The regulatory clash between Adani and Indian authorities also reflects evolving approaches to novel consumer products across the Asia-Pacific region. Malaysia and other Southeast Asian nations have observed India's handling of emerging nicotine categories with considerable interest, as regional regulators develop their own policy frameworks governing such products. The outcome of this Mumbai High Court proceeding could therefore establish precedents influencing regulatory approaches beyond India's borders, potentially shaping how regional governments balance commercial interests against precautionary health principles for unapproved substances.
Beyond the immediate commercial implications for Adani's airport operations, this case illustrates fundamental questions about the proper scope of health regulation in contemporary commercial contexts. Regulatory authorities increasingly face the challenge of applying 20th-century statutory frameworks to 21st-century products that exploit jurisdictional boundaries and operational classifications to circumvent substance-specific restrictions. The Indian customs department's assertion that tax-status distinctions cannot override health protections establishes an important principle regarding regulatory coherence and the supremacy of health mandates over administrative classifications designed primarily for customs collection purposes.

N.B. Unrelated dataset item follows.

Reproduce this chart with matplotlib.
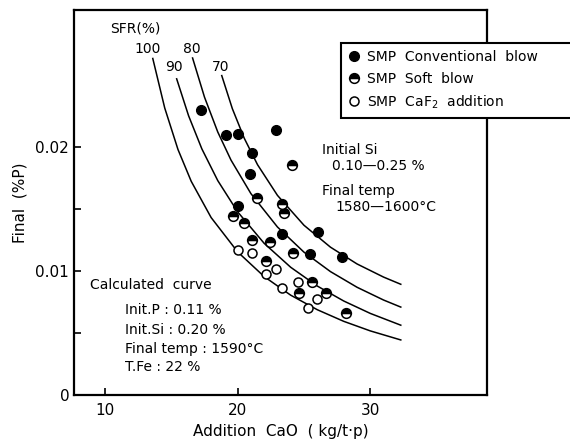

The proceeding is scheduled to return before the Mumbai High Court on July 28, where judges will presumably address the procedural and substantive dimensions of Adani's legal challenge. The court must reconcile competing interpretations of customs law, duty-free regulatory frameworks, and the territorial scope of health regulations in an increasingly globalised commercial environment. The outcome will likely determine whether Indian authorities can effectively restrict the sale of unapproved nicotine products at airport venues, or whether commercial entities can exploit jurisdictional ambiguities to establish market footholds for products otherwise prohibited from distribution in India's conventional retail channels.